**Written task:** Copy the records below exactly, leaving out any pictures.

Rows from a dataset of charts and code
-------------------------
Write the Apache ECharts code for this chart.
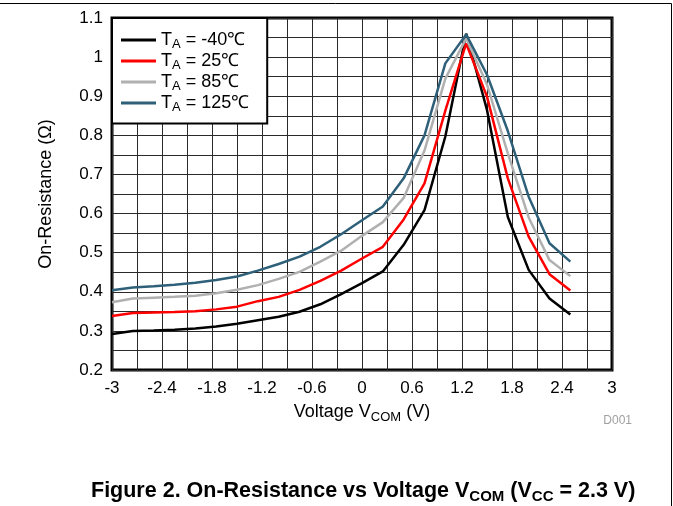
<!DOCTYPE html>
<html>
  <head>
    <meta charset="UTF-8" />
    <title>On-Resistance vs Voltage</title>
    <style>
      html, body { margin: 0; padding: 0; background: #fff; }
      #chart { width: 673px; height: 506px; }
    </style>
  </head>
  <body>
    <div id="chart"></div>
    <script src="https://cdn.jsdelivr.net/npm/echarts@6/dist/echarts.min.js"></script>
    <script>
      // data
      var voltage = [-3, -2.75, -2.5, -2.25, -2, -1.75, -1.5, -1.25, -1, -0.75, -0.5, -0.25,
        0, 0.25, 0.5, 0.75, 1, 1.25, 1.5, 1.75, 2, 2.25, 2.5];
      var rMinus40 = [0.292, 0.300, 0.301, 0.303, 0.306, 0.311, 0.318, 0.327, 0.336, 0.349, 0.368, 0.394,
        0.422, 0.452, 0.52, 0.609, 0.797, 1.06, 0.865, 0.591, 0.456, 0.383, 0.342];
      var r25 = [0.338, 0.346, 0.347, 0.348, 0.350, 0.355, 0.362, 0.376, 0.387, 0.405, 0.428, 0.454,
        0.485, 0.515, 0.585, 0.677, 0.863, 1.035, 0.899, 0.690, 0.541, 0.445, 0.403];
      var r85 = [0.373, 0.383, 0.385, 0.387, 0.390, 0.396, 0.405, 0.417, 0.433, 0.451, 0.477, 0.505,
        0.543, 0.578, 0.64, 0.761, 0.945, 1.048, 0.93, 0.754, 0.59, 0.481, 0.44];
      var r125 = [0.404, 0.411, 0.414, 0.418, 0.423, 0.430, 0.439, 0.454, 0.471, 0.49, 0.515, 0.547,
        0.583, 0.618, 0.69, 0.80, 0.984, 1.058, 0.955, 0.811, 0.643, 0.524, 0.477];
      var tempNames = ["-40℃", "25℃", "85℃", "125℃"];
      var xTickLabels = ["-3", "-2.4", "-1.8", "-1.2", "-0.6", "0", "0.6", "1.2", "1.8", "2.4", "3"];
      var yTickLabels = ["0.2", "0.3", "0.4", "0.5", "0.6", "0.7", "0.8", "0.9", "1", "1.1"];

      var colors = ["#000000", "#ff0000", "#b0b0b0", "#2f6079"];
      var font = "Liberation Sans, Arial, sans-serif";

      function pick(labels) {
        return function (v) {
          for (var i = 0; i < labels.length; i++) {
            if (Math.abs(Number(labels[i]) - v) < 1e-6) return labels[i];
          }
          return "";
        };
      }

      function toPairs(ys) {
        return voltage.map(function (v, i) { return [v, ys[i]]; });
      }

      var allR = [rMinus40, r25, r85, r125];
      var series = allR.map(function (ys, i) {
        return {
          name: tempNames[i],
          type: "line",
          data: toPairs(ys),
          symbol: "none",
          lineStyle: { color: colors[i], width: 2.5 },
          itemStyle: { color: colors[i] },
          z: 3 + i
        };
      });

      var chart = echarts.init(document.getElementById("chart"));
      chart.setOption({
        animation: false,
        textStyle: { fontFamily: font },
        grid: {
          left: 112, right: 61, top: 18, bottom: 136,
          show: true, borderColor: "#000", borderWidth: 3
        },
        legend: {
          orient: "vertical",
          left: 112, top: 18,
          backgroundColor: "#fff",
          borderColor: "#000",
          borderWidth: 2,
          padding: [13, 18, 10, 9],
          icon: "rect",
          itemWidth: 35,
          itemHeight: 3,
          itemGap: 1.5,
          formatter: function (n) { return "{t|T}{s|A}{t| = " + n + "}"; },
          textStyle: {
            color: "#000",
            rich: {
              t: { fontSize: 18, fontFamily: font, lineHeight: 21, verticalAlign: "middle", color: "#000" },
              s: { fontSize: 13, fontFamily: font, lineHeight: 14, verticalAlign: "bottom", color: "#000" }
            }
          },
          data: tempNames
        },
        xAxis: {
          type: "value",
          min: -3, max: 3, interval: 0.3,
          name: "{a|Voltage V}{b|COM}{a| (V)}",
          nameLocation: "middle",
          nameGap: 30,
          nameTextStyle: {
            rich: {
              a: { fontSize: 18, fontFamily: font, lineHeight: 24, verticalAlign: "middle", color: "#000" },
              b: { fontSize: 13, fontFamily: font, lineHeight: 15, verticalAlign: "bottom", color: "#000" }
            }
          },
          axisLine: { show: false },
          axisTick: { show: false },
          axisLabel: { color: "#000", fontSize: 17, margin: 10, formatter: pick(xTickLabels),
            showMinLabel: true, showMaxLabel: true },
          splitLine: { show: true, lineStyle: { color: "#2a2a2a", width: 1 } }
        },
        yAxis: {
          type: "value",
          min: 0.2, max: 1.1, interval: 0.05,
          name: "On-Resistance (Ω)",
          nameLocation: "middle",
          nameGap: 57,
          nameTextStyle: { fontSize: 18, color: "#000" },
          axisLine: { show: false },
          axisTick: { show: false },
          axisLabel: { color: "#000", fontSize: 17, margin: 9, formatter: pick(yTickLabels),
            showMinLabel: true, showMaxLabel: true },
          splitLine: { show: true, lineStyle: { color: "#2a2a2a", width: 1 } }
        },
        graphic: [
          { type: "line", shape: { x1: 0, y1: 3.5, x2: 671.5, y2: 3.5 }, style: { stroke: "#000", lineWidth: 1 } },
          { type: "line", shape: { x1: 671.5, y1: 3.5, x2: 671.5, y2: 506 }, style: { stroke: "#000", lineWidth: 1 } },
          { type: "text", right: 41, top: 415, style: { text: "D001", fill: "#a0a0a0", fontSize: 12, fontFamily: font } },
          {
            type: "text", left: 91, top: 480,
            style: {
              text: "{a|Figure 2. On-Resistance vs Voltage V}{b|COM}{a| (V}{b|CC}{a| = 2.3 V)}",
              rich: {
                a: { fontSize: 21.5, fontWeight: "bold", fontFamily: font, lineHeight: 26, verticalAlign: "middle", fill: "#000" },
                b: { fontSize: 15, fontWeight: "bold", fontFamily: font, lineHeight: 17, verticalAlign: "bottom", fill: "#000" }
              }
            }
          }
        ],
        series: series
      });
    </script>
  </body>
</html>
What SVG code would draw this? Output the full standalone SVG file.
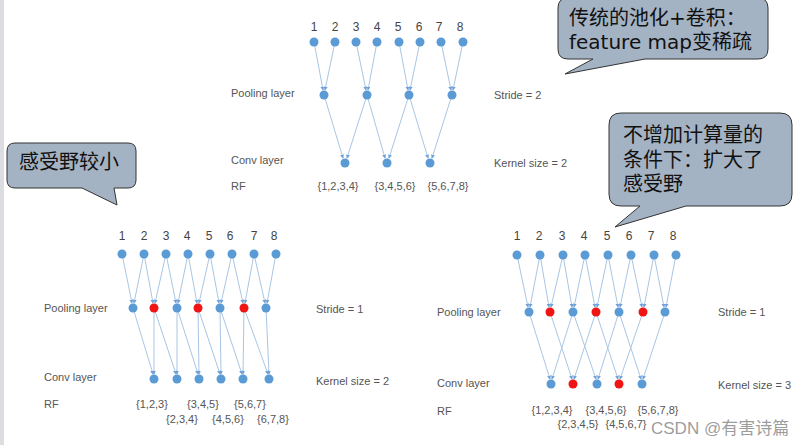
-------------------------
**Result of this task:**
Write the Apache ECharts code for this chart.
<!DOCTYPE html>
<html>
  <head>
    <meta charset="UTF-8" />
    <title>On-Resistance vs Voltage</title>
    <style>
      html, body { margin: 0; padding: 0; background: #fff; }
      #chart { width: 673px; height: 506px; }
    </style>
  </head>
  <body>
    <div id="chart"></div>
    <script src="https://cdn.jsdelivr.net/npm/echarts@6/dist/echarts.min.js"></script>
    <script>
      // data
      var voltage = [-3, -2.75, -2.5, -2.25, -2, -1.75, -1.5, -1.25, -1, -0.75, -0.5, -0.25,
        0, 0.25, 0.5, 0.75, 1, 1.25, 1.5, 1.75, 2, 2.25, 2.5];
      var rMinus40 = [0.292, 0.300, 0.301, 0.303, 0.306, 0.311, 0.318, 0.327, 0.336, 0.349, 0.368, 0.394,
        0.422, 0.452, 0.52, 0.609, 0.797, 1.06, 0.865, 0.591, 0.456, 0.383, 0.342];
      var r25 = [0.338, 0.346, 0.347, 0.348, 0.350, 0.355, 0.362, 0.376, 0.387, 0.405, 0.428, 0.454,
        0.485, 0.515, 0.585, 0.677, 0.863, 1.035, 0.899, 0.690, 0.541, 0.445, 0.403];
      var r85 = [0.373, 0.383, 0.385, 0.387, 0.390, 0.396, 0.405, 0.417, 0.433, 0.451, 0.477, 0.505,
        0.543, 0.578, 0.64, 0.761, 0.945, 1.048, 0.93, 0.754, 0.59, 0.481, 0.44];
      var r125 = [0.404, 0.411, 0.414, 0.418, 0.423, 0.430, 0.439, 0.454, 0.471, 0.49, 0.515, 0.547,
        0.583, 0.618, 0.69, 0.80, 0.984, 1.058, 0.955, 0.811, 0.643, 0.524, 0.477];
      var tempNames = ["-40℃", "25℃", "85℃", "125℃"];
      var xTickLabels = ["-3", "-2.4", "-1.8", "-1.2", "-0.6", "0", "0.6", "1.2", "1.8", "2.4", "3"];
      var yTickLabels = ["0.2", "0.3", "0.4", "0.5", "0.6", "0.7", "0.8", "0.9", "1", "1.1"];

      var colors = ["#000000", "#ff0000", "#b0b0b0", "#2f6079"];
      var font = "Liberation Sans, Arial, sans-serif";

      function pick(labels) {
        return function (v) {
          for (var i = 0; i < labels.length; i++) {
            if (Math.abs(Number(labels[i]) - v) < 1e-6) return labels[i];
          }
          return "";
        };
      }

      function toPairs(ys) {
        return voltage.map(function (v, i) { return [v, ys[i]]; });
      }

      var allR = [rMinus40, r25, r85, r125];
      var series = allR.map(function (ys, i) {
        return {
          name: tempNames[i],
          type: "line",
          data: toPairs(ys),
          symbol: "none",
          lineStyle: { color: colors[i], width: 2.5 },
          itemStyle: { color: colors[i] },
          z: 3 + i
        };
      });

      var chart = echarts.init(document.getElementById("chart"));
      chart.setOption({
        animation: false,
        textStyle: { fontFamily: font },
        grid: {
          left: 112, right: 61, top: 18, bottom: 136,
          show: true, borderColor: "#000", borderWidth: 3
        },
        legend: {
          orient: "vertical",
          left: 112, top: 18,
          backgroundColor: "#fff",
          borderColor: "#000",
          borderWidth: 2,
          padding: [13, 18, 10, 9],
          icon: "rect",
          itemWidth: 35,
          itemHeight: 3,
          itemGap: 1.5,
          formatter: function (n) { return "{t|T}{s|A}{t| = " + n + "}"; },
          textStyle: {
            color: "#000",
            rich: {
              t: { fontSize: 18, fontFamily: font, lineHeight: 21, verticalAlign: "middle", color: "#000" },
              s: { fontSize: 13, fontFamily: font, lineHeight: 14, verticalAlign: "bottom", color: "#000" }
            }
          },
          data: tempNames
        },
        xAxis: {
          type: "value",
          min: -3, max: 3, interval: 0.3,
          name: "{a|Voltage V}{b|COM}{a| (V)}",
          nameLocation: "middle",
          nameGap: 30,
          nameTextStyle: {
            rich: {
              a: { fontSize: 18, fontFamily: font, lineHeight: 24, verticalAlign: "middle", color: "#000" },
              b: { fontSize: 13, fontFamily: font, lineHeight: 15, verticalAlign: "bottom", color: "#000" }
            }
          },
          axisLine: { show: false },
          axisTick: { show: false },
          axisLabel: { color: "#000", fontSize: 17, margin: 10, formatter: pick(xTickLabels),
            showMinLabel: true, showMaxLabel: true },
          splitLine: { show: true, lineStyle: { color: "#2a2a2a", width: 1 } }
        },
        yAxis: {
          type: "value",
          min: 0.2, max: 1.1, interval: 0.05,
          name: "On-Resistance (Ω)",
          nameLocation: "middle",
          nameGap: 57,
          nameTextStyle: { fontSize: 18, color: "#000" },
          axisLine: { show: false },
          axisTick: { show: false },
          axisLabel: { color: "#000", fontSize: 17, margin: 9, formatter: pick(yTickLabels),
            showMinLabel: true, showMaxLabel: true },
          splitLine: { show: true, lineStyle: { color: "#2a2a2a", width: 1 } }
        },
        graphic: [
          { type: "line", shape: { x1: 0, y1: 3.5, x2: 671.5, y2: 3.5 }, style: { stroke: "#000", lineWidth: 1 } },
          { type: "line", shape: { x1: 671.5, y1: 3.5, x2: 671.5, y2: 506 }, style: { stroke: "#000", lineWidth: 1 } },
          { type: "text", right: 41, top: 415, style: { text: "D001", fill: "#a0a0a0", fontSize: 12, fontFamily: font } },
          {
            type: "text", left: 91, top: 480,
            style: {
              text: "{a|Figure 2. On-Resistance vs Voltage V}{b|COM}{a| (V}{b|CC}{a| = 2.3 V)}",
              rich: {
                a: { fontSize: 21.5, fontWeight: "bold", fontFamily: font, lineHeight: 26, verticalAlign: "middle", fill: "#000" },
                b: { fontSize: 15, fontWeight: "bold", fontFamily: font, lineHeight: 17, verticalAlign: "bottom", fill: "#000" }
              }
            }
          }
        ],
        series: series
      });
    </script>
  </body>
</html>
What SVG code would draw this? Output the full standalone SVG file.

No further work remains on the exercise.